#### REQUIREMENTS:
Retype the lines beneath this one, from the first through the line containing "(0,0) rectangle (934,824);". Pictures are left out.

#### MATERIALS PROVIDED:
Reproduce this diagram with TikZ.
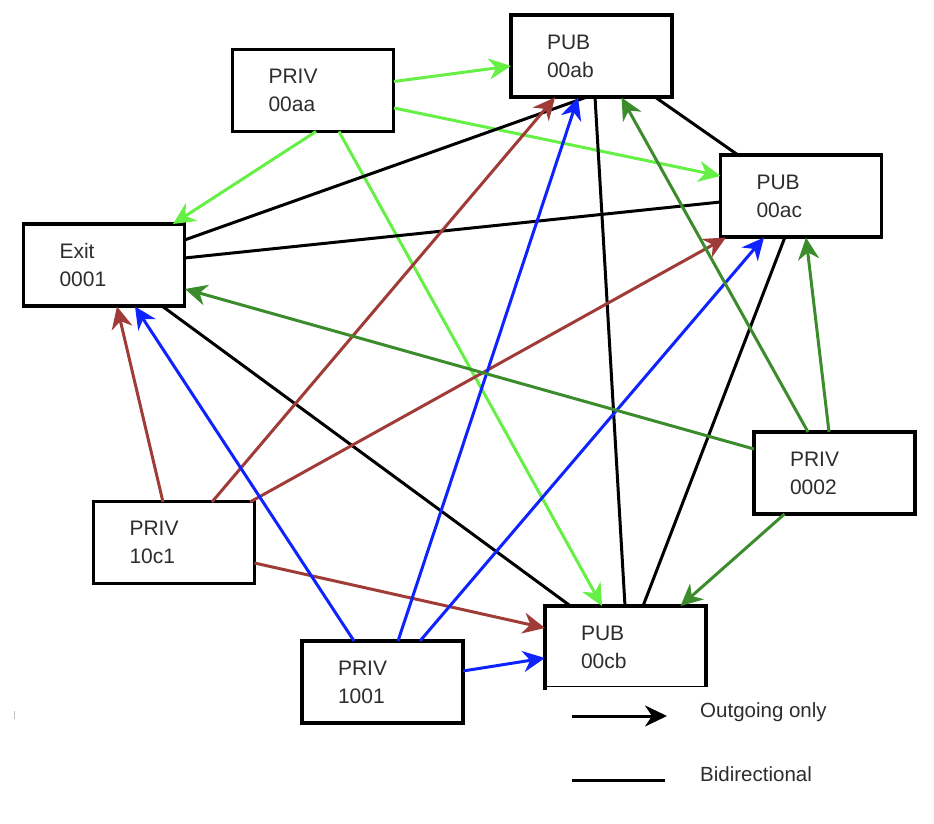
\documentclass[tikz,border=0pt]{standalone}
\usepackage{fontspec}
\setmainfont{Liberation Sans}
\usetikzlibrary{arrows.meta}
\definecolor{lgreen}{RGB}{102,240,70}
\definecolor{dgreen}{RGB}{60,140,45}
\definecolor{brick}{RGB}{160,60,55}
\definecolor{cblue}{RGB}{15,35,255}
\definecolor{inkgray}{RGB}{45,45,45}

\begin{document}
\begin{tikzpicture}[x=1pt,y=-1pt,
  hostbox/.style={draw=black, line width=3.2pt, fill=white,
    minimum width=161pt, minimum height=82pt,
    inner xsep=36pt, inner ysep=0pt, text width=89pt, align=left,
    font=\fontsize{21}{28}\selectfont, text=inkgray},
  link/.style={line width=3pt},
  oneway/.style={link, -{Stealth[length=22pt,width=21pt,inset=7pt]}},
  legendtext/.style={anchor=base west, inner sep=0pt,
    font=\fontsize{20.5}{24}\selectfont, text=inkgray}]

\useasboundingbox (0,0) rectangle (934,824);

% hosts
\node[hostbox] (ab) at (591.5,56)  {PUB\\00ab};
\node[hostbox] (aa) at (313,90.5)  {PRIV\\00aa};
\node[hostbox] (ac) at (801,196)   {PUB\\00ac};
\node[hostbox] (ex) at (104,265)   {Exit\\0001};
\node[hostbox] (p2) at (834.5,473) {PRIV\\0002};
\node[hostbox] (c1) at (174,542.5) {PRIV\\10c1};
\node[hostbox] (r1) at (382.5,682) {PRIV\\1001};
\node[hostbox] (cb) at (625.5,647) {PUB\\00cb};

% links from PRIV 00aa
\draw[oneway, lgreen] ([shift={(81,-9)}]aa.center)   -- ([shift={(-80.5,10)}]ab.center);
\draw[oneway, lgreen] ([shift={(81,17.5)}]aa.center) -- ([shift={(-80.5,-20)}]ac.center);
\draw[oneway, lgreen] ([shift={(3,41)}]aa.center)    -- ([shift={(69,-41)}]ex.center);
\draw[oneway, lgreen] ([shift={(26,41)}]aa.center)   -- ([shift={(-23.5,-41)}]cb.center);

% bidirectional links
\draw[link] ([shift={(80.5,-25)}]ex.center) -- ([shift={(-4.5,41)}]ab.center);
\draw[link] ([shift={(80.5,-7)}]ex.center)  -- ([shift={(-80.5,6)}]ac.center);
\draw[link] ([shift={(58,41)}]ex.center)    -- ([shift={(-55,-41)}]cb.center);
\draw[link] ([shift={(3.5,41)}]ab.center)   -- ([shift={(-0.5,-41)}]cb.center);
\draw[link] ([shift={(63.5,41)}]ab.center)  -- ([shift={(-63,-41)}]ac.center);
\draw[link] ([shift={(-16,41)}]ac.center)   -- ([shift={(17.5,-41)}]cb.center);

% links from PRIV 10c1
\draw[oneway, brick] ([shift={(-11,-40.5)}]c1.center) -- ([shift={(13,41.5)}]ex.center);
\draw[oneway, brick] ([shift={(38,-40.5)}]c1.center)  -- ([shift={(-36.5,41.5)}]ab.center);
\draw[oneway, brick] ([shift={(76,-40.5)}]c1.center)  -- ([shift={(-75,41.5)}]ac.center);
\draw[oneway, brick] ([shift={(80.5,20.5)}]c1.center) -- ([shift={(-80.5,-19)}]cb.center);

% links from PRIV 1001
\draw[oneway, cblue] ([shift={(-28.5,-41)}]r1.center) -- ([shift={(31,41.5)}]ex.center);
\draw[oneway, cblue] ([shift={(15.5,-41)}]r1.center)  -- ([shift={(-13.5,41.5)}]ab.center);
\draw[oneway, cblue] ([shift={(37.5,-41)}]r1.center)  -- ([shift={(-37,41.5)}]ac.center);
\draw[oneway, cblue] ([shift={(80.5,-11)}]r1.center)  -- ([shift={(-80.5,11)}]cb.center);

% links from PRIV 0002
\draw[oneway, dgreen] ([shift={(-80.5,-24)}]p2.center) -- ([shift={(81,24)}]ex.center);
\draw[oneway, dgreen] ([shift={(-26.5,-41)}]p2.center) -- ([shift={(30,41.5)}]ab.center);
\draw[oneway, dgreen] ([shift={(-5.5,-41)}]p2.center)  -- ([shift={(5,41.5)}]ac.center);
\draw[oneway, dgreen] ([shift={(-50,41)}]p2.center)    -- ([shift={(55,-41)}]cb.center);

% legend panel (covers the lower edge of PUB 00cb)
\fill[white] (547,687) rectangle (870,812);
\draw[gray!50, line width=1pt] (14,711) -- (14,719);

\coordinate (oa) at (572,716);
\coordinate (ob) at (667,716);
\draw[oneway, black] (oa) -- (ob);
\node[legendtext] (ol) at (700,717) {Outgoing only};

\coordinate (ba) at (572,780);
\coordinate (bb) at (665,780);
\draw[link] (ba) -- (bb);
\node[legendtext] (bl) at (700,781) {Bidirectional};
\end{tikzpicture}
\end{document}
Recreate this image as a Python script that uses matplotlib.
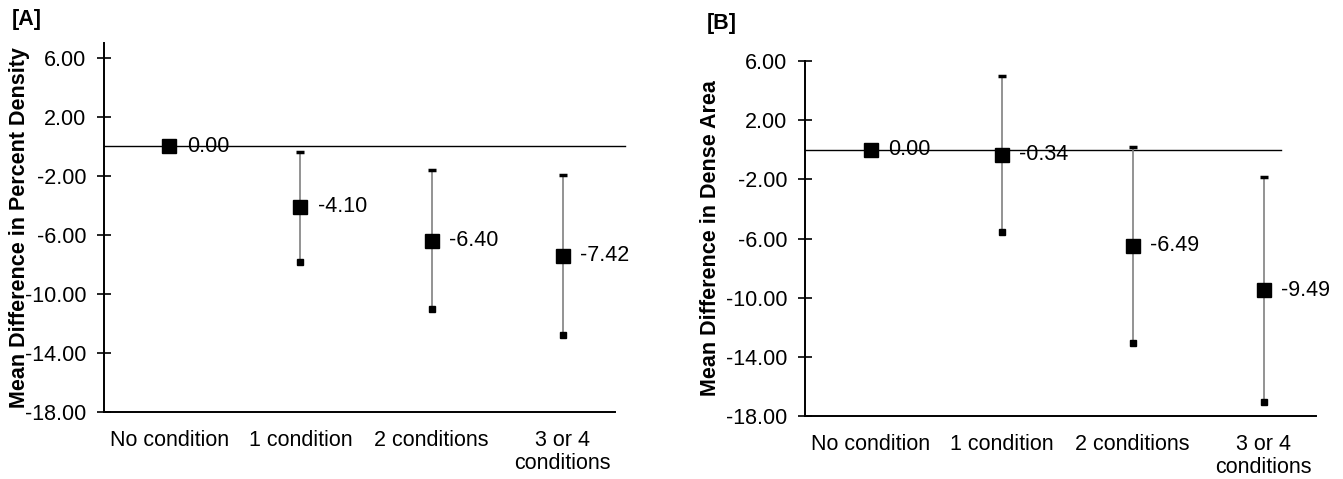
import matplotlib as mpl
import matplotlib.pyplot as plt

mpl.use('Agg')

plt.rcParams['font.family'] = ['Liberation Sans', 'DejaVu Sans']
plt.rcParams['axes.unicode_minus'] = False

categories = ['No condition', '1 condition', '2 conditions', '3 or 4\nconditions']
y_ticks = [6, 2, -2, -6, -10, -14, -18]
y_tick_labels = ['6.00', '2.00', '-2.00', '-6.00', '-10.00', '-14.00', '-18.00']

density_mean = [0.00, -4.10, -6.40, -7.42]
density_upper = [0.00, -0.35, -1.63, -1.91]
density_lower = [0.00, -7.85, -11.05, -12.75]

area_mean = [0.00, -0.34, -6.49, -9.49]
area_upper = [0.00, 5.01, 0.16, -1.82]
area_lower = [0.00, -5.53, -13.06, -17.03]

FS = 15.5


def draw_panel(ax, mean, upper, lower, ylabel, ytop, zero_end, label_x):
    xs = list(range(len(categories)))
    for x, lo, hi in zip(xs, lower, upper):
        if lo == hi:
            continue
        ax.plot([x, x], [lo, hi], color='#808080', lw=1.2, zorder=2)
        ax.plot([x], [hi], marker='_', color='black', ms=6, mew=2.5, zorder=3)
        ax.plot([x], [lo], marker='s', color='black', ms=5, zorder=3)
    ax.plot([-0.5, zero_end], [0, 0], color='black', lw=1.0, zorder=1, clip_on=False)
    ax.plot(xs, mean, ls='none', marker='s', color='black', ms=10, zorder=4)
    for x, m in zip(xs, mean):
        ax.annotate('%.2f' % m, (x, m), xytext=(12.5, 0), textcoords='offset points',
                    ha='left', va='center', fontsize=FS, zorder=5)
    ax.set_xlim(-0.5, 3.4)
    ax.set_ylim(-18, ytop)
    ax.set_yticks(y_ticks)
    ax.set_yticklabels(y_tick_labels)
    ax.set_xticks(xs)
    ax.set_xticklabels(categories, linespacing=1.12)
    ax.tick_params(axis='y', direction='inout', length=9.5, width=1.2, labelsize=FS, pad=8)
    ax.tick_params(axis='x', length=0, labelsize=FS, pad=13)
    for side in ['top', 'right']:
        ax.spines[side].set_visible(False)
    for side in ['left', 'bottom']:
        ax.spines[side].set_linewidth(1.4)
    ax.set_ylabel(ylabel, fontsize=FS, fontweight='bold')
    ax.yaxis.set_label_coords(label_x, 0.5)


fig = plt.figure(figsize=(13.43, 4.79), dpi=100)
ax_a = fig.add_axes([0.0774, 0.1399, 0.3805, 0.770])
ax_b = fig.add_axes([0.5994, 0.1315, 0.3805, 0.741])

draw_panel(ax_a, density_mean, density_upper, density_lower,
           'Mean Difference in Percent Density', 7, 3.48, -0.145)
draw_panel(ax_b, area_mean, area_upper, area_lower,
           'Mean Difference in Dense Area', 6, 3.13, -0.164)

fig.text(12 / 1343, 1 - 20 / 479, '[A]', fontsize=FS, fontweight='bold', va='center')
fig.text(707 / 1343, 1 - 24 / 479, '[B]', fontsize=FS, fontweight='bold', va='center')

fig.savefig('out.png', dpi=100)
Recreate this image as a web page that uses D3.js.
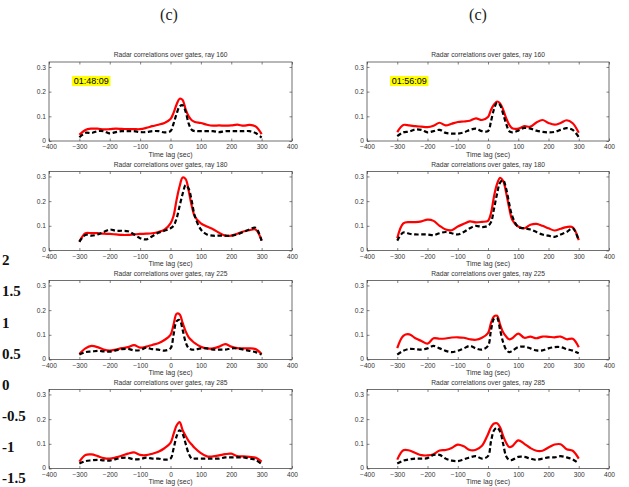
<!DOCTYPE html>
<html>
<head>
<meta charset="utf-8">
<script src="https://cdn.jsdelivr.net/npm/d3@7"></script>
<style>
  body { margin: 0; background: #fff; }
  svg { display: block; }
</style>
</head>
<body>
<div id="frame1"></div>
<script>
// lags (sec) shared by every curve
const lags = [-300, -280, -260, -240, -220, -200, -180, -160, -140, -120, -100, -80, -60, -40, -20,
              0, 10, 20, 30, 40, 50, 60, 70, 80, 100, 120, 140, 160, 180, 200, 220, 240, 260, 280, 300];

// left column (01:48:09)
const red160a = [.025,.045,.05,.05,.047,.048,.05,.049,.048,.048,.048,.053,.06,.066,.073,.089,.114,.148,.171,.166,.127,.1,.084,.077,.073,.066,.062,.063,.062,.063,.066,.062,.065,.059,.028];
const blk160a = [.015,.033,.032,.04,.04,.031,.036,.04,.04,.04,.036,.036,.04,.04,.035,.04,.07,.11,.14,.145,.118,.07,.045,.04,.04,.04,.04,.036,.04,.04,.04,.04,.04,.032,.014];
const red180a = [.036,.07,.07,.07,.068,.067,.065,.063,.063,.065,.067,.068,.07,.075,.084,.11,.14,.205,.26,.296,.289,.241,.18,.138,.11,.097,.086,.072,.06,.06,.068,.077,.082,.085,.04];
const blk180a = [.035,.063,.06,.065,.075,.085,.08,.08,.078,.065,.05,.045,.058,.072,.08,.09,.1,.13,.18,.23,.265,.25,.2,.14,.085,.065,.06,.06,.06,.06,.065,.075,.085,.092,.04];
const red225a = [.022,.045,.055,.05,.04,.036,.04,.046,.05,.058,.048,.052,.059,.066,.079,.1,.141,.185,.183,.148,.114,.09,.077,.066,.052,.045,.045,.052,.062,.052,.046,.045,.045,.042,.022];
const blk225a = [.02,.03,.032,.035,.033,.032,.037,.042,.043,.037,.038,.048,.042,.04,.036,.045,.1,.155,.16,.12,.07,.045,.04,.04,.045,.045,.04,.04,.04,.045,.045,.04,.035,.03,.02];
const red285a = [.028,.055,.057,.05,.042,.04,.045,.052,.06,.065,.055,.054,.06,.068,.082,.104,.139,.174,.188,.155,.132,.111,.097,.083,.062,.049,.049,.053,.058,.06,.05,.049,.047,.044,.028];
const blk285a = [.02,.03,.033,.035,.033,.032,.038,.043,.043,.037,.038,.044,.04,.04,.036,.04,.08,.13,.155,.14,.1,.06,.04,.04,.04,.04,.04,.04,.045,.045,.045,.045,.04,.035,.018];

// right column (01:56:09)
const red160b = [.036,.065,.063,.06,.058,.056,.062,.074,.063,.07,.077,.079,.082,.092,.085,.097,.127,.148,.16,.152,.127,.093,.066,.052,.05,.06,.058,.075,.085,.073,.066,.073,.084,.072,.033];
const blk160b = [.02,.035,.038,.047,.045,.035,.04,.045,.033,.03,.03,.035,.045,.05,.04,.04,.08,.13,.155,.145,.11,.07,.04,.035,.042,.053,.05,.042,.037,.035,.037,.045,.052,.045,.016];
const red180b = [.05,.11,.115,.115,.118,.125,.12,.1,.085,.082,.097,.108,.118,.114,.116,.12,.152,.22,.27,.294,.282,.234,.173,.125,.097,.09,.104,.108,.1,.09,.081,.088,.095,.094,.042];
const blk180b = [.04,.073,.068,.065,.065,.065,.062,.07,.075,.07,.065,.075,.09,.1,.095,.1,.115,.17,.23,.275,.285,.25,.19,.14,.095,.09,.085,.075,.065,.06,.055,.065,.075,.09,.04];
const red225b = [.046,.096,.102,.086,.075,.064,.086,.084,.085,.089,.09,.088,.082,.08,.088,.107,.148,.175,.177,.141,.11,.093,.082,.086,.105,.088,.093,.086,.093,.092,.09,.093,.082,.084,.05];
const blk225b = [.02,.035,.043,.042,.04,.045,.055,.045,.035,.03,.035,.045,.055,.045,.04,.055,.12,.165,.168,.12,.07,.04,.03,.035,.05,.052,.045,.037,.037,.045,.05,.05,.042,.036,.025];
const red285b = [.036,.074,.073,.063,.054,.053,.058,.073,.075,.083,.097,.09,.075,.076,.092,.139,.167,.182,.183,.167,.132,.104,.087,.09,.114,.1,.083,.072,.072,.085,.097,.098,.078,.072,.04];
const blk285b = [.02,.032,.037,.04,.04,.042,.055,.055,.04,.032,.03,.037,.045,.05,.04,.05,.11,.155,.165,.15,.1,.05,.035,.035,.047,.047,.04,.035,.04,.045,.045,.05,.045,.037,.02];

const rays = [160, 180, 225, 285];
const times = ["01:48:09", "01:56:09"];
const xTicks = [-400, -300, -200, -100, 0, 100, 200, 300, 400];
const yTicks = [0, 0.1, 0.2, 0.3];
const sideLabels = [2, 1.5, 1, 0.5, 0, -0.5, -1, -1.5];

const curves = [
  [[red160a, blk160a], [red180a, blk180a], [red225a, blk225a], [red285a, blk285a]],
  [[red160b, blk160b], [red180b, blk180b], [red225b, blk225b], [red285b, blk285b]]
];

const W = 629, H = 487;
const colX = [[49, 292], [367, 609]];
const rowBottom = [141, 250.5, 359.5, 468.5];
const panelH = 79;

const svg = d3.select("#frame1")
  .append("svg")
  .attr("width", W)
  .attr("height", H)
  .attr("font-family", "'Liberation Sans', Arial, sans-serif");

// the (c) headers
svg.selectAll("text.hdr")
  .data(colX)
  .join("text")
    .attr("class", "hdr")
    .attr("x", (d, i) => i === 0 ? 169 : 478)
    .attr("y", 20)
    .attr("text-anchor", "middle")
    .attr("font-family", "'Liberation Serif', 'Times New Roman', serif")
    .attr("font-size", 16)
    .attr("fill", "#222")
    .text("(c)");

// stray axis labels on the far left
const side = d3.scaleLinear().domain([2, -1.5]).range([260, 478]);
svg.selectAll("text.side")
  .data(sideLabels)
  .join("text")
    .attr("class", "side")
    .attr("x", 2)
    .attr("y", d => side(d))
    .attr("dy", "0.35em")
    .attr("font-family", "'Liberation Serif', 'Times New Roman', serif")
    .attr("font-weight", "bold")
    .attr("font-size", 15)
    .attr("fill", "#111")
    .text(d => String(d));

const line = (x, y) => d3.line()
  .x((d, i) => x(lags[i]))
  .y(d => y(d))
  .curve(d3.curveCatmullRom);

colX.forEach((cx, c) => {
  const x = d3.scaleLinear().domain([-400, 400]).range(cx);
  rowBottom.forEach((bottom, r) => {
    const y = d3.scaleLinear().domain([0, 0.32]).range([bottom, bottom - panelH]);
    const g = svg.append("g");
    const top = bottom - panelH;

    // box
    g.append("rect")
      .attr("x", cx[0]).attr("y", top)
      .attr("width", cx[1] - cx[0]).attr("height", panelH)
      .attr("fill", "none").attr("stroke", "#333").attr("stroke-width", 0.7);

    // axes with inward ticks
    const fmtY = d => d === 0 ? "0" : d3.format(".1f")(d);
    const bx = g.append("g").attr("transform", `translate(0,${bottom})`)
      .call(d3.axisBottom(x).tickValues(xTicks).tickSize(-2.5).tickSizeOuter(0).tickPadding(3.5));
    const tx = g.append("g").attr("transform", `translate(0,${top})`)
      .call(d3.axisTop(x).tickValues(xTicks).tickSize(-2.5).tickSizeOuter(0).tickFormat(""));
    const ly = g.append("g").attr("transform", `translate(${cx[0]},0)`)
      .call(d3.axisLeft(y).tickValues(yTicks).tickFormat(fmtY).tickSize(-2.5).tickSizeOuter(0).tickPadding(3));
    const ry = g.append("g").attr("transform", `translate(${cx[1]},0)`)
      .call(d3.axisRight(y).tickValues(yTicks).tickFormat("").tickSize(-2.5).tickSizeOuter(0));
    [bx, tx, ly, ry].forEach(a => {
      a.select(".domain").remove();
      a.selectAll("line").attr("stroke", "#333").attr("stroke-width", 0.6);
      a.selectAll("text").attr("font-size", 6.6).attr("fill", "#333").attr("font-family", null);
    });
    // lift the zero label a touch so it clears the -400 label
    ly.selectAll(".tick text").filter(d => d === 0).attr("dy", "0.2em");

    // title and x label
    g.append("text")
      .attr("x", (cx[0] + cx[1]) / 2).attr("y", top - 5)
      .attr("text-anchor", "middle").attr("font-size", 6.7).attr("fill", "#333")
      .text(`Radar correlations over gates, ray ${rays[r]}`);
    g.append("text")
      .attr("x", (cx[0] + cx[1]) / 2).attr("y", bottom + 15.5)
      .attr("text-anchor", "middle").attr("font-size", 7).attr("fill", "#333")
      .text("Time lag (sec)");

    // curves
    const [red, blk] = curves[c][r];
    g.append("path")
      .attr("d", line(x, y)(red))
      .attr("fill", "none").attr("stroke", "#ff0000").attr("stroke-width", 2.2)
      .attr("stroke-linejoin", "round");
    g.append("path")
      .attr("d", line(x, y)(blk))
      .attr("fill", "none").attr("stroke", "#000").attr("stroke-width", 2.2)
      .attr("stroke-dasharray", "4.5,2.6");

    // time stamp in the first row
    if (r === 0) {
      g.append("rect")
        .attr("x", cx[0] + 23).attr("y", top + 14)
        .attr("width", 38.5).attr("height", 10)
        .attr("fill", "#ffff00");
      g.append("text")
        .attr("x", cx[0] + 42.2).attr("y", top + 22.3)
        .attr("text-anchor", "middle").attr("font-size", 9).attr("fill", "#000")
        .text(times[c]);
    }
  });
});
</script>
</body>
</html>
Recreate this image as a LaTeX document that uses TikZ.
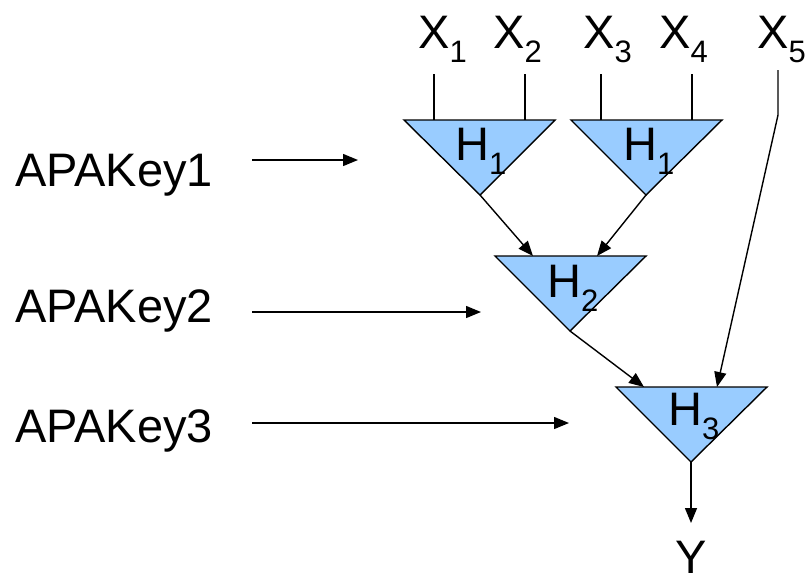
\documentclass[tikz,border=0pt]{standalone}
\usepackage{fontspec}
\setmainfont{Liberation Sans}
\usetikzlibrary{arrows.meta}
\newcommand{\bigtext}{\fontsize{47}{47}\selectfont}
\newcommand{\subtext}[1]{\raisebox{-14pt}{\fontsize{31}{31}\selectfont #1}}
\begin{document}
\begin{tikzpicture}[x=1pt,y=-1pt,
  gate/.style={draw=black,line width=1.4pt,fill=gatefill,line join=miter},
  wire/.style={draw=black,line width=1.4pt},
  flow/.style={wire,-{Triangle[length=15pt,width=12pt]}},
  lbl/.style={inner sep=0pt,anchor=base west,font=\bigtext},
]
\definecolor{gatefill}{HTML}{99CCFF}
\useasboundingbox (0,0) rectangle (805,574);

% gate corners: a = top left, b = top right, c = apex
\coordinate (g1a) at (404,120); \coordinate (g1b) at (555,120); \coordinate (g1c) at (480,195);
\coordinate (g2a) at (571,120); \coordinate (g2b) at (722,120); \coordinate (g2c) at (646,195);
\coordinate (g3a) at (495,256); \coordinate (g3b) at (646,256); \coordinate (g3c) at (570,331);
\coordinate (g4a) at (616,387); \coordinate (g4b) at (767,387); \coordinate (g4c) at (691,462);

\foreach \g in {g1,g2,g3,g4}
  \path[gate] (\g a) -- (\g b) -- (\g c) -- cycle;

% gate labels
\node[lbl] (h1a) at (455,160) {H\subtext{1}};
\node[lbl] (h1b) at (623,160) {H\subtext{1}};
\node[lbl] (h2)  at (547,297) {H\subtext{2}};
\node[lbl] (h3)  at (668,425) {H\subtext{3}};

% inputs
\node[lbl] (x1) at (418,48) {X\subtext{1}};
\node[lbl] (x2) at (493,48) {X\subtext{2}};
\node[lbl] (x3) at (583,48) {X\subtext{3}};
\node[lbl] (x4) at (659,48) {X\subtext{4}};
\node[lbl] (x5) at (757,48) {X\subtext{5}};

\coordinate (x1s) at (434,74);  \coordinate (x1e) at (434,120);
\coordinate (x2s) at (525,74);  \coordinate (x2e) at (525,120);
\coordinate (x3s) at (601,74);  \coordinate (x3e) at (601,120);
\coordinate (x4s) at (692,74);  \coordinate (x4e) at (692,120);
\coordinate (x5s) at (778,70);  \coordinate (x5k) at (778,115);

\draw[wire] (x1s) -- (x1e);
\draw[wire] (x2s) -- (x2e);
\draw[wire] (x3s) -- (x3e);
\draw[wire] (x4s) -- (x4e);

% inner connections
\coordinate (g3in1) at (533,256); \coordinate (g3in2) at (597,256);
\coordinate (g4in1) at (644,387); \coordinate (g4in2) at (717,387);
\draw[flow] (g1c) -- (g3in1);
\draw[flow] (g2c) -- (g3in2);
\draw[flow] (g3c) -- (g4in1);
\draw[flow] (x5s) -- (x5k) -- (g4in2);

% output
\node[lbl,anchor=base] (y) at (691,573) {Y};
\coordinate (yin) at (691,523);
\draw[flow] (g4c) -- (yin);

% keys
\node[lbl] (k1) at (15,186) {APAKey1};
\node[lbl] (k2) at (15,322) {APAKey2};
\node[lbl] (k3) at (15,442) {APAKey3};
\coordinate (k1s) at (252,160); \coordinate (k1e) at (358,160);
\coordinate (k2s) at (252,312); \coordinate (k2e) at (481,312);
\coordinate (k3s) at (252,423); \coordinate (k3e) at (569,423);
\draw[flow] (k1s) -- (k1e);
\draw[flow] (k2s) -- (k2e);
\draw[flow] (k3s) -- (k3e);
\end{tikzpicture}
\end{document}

#### TASK OUTPUT:
Reproduce this diagram with TikZ.
\documentclass[tikz,border=0pt]{standalone}
\usepackage{fontspec}
\setmainfont{Liberation Sans}
\usetikzlibrary{arrows.meta}
\definecolor{lgreen}{RGB}{102,240,70}
\definecolor{dgreen}{RGB}{60,140,45}
\definecolor{brick}{RGB}{160,60,55}
\definecolor{cblue}{RGB}{15,35,255}
\definecolor{inkgray}{RGB}{45,45,45}

\begin{document}
\begin{tikzpicture}[x=1pt,y=-1pt,
  hostbox/.style={draw=black, line width=3.2pt, fill=white,
    minimum width=161pt, minimum height=82pt,
    inner xsep=36pt, inner ysep=0pt, text width=89pt, align=left,
    font=\fontsize{21}{28}\selectfont, text=inkgray},
  link/.style={line width=3pt},
  oneway/.style={link, -{Stealth[length=22pt,width=21pt,inset=7pt]}},
  legendtext/.style={anchor=base west, inner sep=0pt,
    font=\fontsize{20.5}{24}\selectfont, text=inkgray}]

\useasboundingbox (0,0) rectangle (934,824);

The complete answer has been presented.